К 17 мая советским войскам удалось потеснить армию Паулюса и подойти к Харькову (советские танки находились в 20 км от города), но в этот же день 1‐я танковая армия Клейста нанесла удар в тыл наступающим частям и буквально сразу же прорвала оборону 9‐й армии Южного фронта (продвинувшись на 25 километров к северу).
По свидетельству маршала Г.К. Жукова, 17–18 мая «Военный совет фронта особого беспокойства не проявил». Причем, когда 18 мая ситуация для советских войск явно ухудшилась, главком юго-западного направления Тимошенко и член Военного совета Хрущев доложили в Ставку, что угроза со стороны южной группировки противника преувеличена. Они не решились попросить у Сталина разрешения остановить наступление. Такой приказ (приостановить наступление и развернуться фронтом) поступил на следующий день, когда генерал Василевский доложил о резком изменении обстановки вождю. В общем, по утверждению маршала Москаленко, советские дивизии «сами лезли в мешок, в пасть к врагу». Хотя и после 19‐го возможность спасти положение была. Для этого, по словам маршала, «необходимо было в ограниченное время произвести перегруппировку больших масс войск, разбросанных на большом пространстве, а мы тогда еще не умели делать это должным образом».

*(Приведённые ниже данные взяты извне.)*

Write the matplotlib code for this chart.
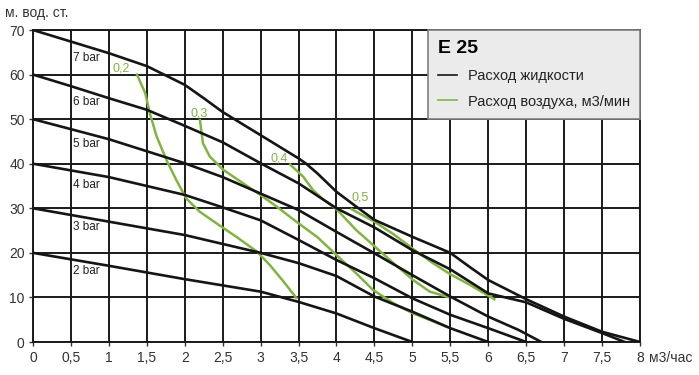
import matplotlib
matplotlib.use("Agg")
import matplotlib.pyplot as plt
from matplotlib.lines import Line2D

# pump curves (flow m3/h, head m)
bar7_x = [0, 1, 1.5, 1.75, 2, 2.25, 2.5, 3, 3.5, 3.6, 3.75, 4, 4.25, 4.5, 5, 5.5, 5.75, 6, 6.5, 7, 7.5, 8]
bar7_y = [70, 64.8, 61.9, 59.8, 57.7, 54.7, 51.6, 46.4, 41.2, 40.0, 37.8, 33.7, 30.5, 27.4, 23.6, 20.0, 16.9, 13.9, 9.6, 5.7, 2.3, 0]

bar6_x = [0, 0.5, 1, 1.5, 2, 2.5, 3, 3.5, 4, 4.5, 5, 5.5, 6, 6.5, 7, 7.5, 7.8]
bar6_y = [60, 57.4, 54.7, 52.1, 48.5, 44.8, 40.1, 35.6, 30.0, 25.7, 20.6, 16.3, 10.9, 8.9, 5.2, 2.0, 0]

bar5_x = [0, 1, 2, 2.5, 3, 3.5, 4, 4.5, 5, 5.5, 6, 6.4, 6.7]
bar5_y = [50, 45.5, 40.1, 37.0, 33.3, 29.6, 24.7, 19.9, 15.0, 10.2, 5.7, 2.7, 0]

bar4_x = [0, 1, 2, 2.5, 3, 3.5, 4, 4.5, 5, 5.5, 6, 6.5]
bar4_y = [40, 37.0, 33.0, 30.2, 27.3, 22.9, 18.4, 14.3, 9.8, 6.1, 3.1, 0]

bar3_x = [0, 1, 2, 3, 3.5, 4, 4.5, 5, 5.5, 6]
bar3_y = [30, 27.0, 24.0, 20.0, 17.7, 14.8, 10.2, 6.8, 3.1, 0]

bar2_x = [0, 1, 2, 3, 3.5, 4, 4.5, 5]
bar2_y = [20, 17.1, 14.1, 11.3, 9.0, 6.4, 3.1, 0]

# air consumption curves
air02_x = [1.37, 1.48, 1.54, 1.63, 1.76, 1.89, 2.02, 2.2, 2.42, 2.68, 2.95, 3.12, 3.30, 3.47]
air02_y = [60, 55.8, 51.3, 46.1, 40.8, 36.3, 32.2, 29.2, 26.6, 23.6, 20.3, 17.3, 13.6, 9.9]

air03_x = [2.2, 2.24, 2.33, 2.51, 2.77, 3.03, 3.21, 3.47, 3.75, 4.0, 4.26, 4.48, 4.75, 5.01, 5.25, 5.45]
air03_y = [49.8, 44.6, 41.6, 38.6, 35.6, 32.6, 30.4, 27.0, 23.5, 19.5, 15.4, 11.7, 8.7, 6.4, 4.8, 3.4]

air04_x = [3.39, 3.56, 3.69, 3.83, 4.0, 4.26, 4.48, 4.75, 5.01, 5.23, 5.47]
air04_y = [39.8, 37.1, 34.1, 31.9, 29.8, 25.1, 21.8, 17.7, 13.9, 11.3, 10.1]

air05_x = [4.2, 4.5, 4.75, 5.0, 5.27, 5.5, 5.76, 6.08]
air05_y = [29.8, 27.0, 24.2, 21.0, 17.7, 15.2, 12.8, 9.6]

bar_labels = ["7 bar", "6 bar", "5 bar", "4 bar", "3 bar", "2 bar"]
bar_label_y = [63.8, 53.9, 44.4, 35.2, 25.9, 16.0]

air_labels = ["0,2", "0,3", "0,4", "0,5"]
air_label_x = [1.05, 2.07, 3.13, 4.2]
air_label_y = [61.4, 51.3, 41.2, 32.5]

x_ticks = [0, 0.5, 1, 1.5, 2, 2.5, 3, 3.5, 4, 4.5, 5, 5.5, 6, 6.5, 7, 7.5, 8]
x_tick_labels = ["0", "0,5", "1", "1,5", "2", "2,5", "3", "3,5", "4", "4,5",
                 "5", "5,5", "6", "6,5", "7", "7,5", "8"]
y_ticks = [0, 10, 20, 30, 40, 50, 60, 70]

BLACK = "#151515"
GREEN = "#82b443"

plt.rcParams["font.family"] = ["Liberation Sans", "DejaVu Sans"]

fig = plt.figure(figsize=(6.99, 3.75), dpi=100)
ax = fig.add_axes([0.0472, 0.088, 0.8684, 0.832])

ax.set_xlim(0, 8)
ax.set_ylim(0, 70)
ax.set_xticks(x_ticks)
ax.set_xticklabels(x_tick_labels)
ax.set_yticks(y_ticks)
ax.tick_params(labelsize=10, colors="#333333", length=3, width=1)
ax.tick_params(axis="y", pad=3)
ax.grid(True, color="#1a1a1a", linewidth=1.4)
ax.set_axisbelow(True)
for side in ["top", "right", "left", "bottom"]:
    ax.spines[side].set_color("#1a1a1a")
    ax.spines[side].set_linewidth(1.4)

for xs, ys in [(air02_x, air02_y), (air03_x, air03_y), (air04_x, air04_y), (air05_x, air05_y)]:
    ax.plot(xs, ys, color=GREEN, linewidth=1.8, zorder=3)

for xs, ys in [(bar7_x, bar7_y), (bar6_x, bar6_y), (bar5_x, bar5_y),
               (bar4_x, bar4_y), (bar3_x, bar3_y), (bar2_x, bar2_y)]:
    ax.plot(xs, ys, color=BLACK, linewidth=1.9, zorder=4)

for label, y in zip(bar_labels, bar_label_y):
    ax.text(0.53, y, label, fontsize=8.5, color="#222222",
            va="center", ha="left", zorder=5)

for label, x, y in zip(air_labels, air_label_x, air_label_y):
    ax.text(x, y, label, fontsize=9, color=GREEN,
            va="center", ha="left", zorder=5)

handles = [Line2D([], [], color=BLACK, linewidth=1.2),
           Line2D([], [], color=GREEN, linewidth=1.2)]
leg = ax.legend(handles, ["Расход жидкости", "Расход воздуха, м3/мин"],
                loc="upper right", bbox_to_anchor=(1.0, 1.0), borderaxespad=0,
                fancybox=False, framealpha=1, facecolor="#ebebeb",
                edgecolor="#808080", fontsize=10.5, handlelength=1.3,
                handletextpad=0.75, labelspacing=0.8, borderpad=0.7,
                title="E 25", alignment="left")
leg.get_title().set_fontsize(14)
leg.get_title().set_fontweight("bold")
leg.get_frame().set_linewidth(1.2)
for t in leg.get_texts():
    t.set_color("#222222")

fig.text(0.007, 0.965, "м. вод. ст.", fontsize=10, color="#333333", va="center", ha="left")
fig.text(0.928, 0.045, "м3/час", fontsize=10, color="#333333", va="center", ha="left")

fig.savefig("out.png", dpi=100)
plt.close(fig)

Как результат, 22‐го Клейст соединился с Паулюсом, окружив три армии, 23 мая пути отхода на восток для советских войск были отрезаны, а с 25 мая начались их отчаянные попытки вырваться из котла. Только 28 мая Тимошенко отдал приказ о прекращении наступления, однако усилия по выходу из окружения продолжались еще несколько дней.
Из-за Харьковской катастрофы немцы смогли стремительно продвинуться на южном участке фронта на Воронеж и Ростов-на-Дону с последующим выходом к Волге и продвижением на Кавказ.
Кроме ошибочных, а фактически преступных решений командования юго-западного направления, пассивность войск правого крыла Южного фронта позволила немцам вывести с этого участка часть сил и перебросить их на угрожаемое направление. Бездействие же всего фронта способствовало 17‐й и 1‐й танковой армиям вермахта начать перегруппировку войск и подготовку к контрудару на изюм-барвенковском направлении.
Как результат, советские потери составили в «барвенковском котле» 270 тыс. человек, из них 171 тыс. – безвозвратно. Из окружения вышли всего более 20 тысяч бойцов и командиров. Потери противника не превысили и 20 тысяч человек.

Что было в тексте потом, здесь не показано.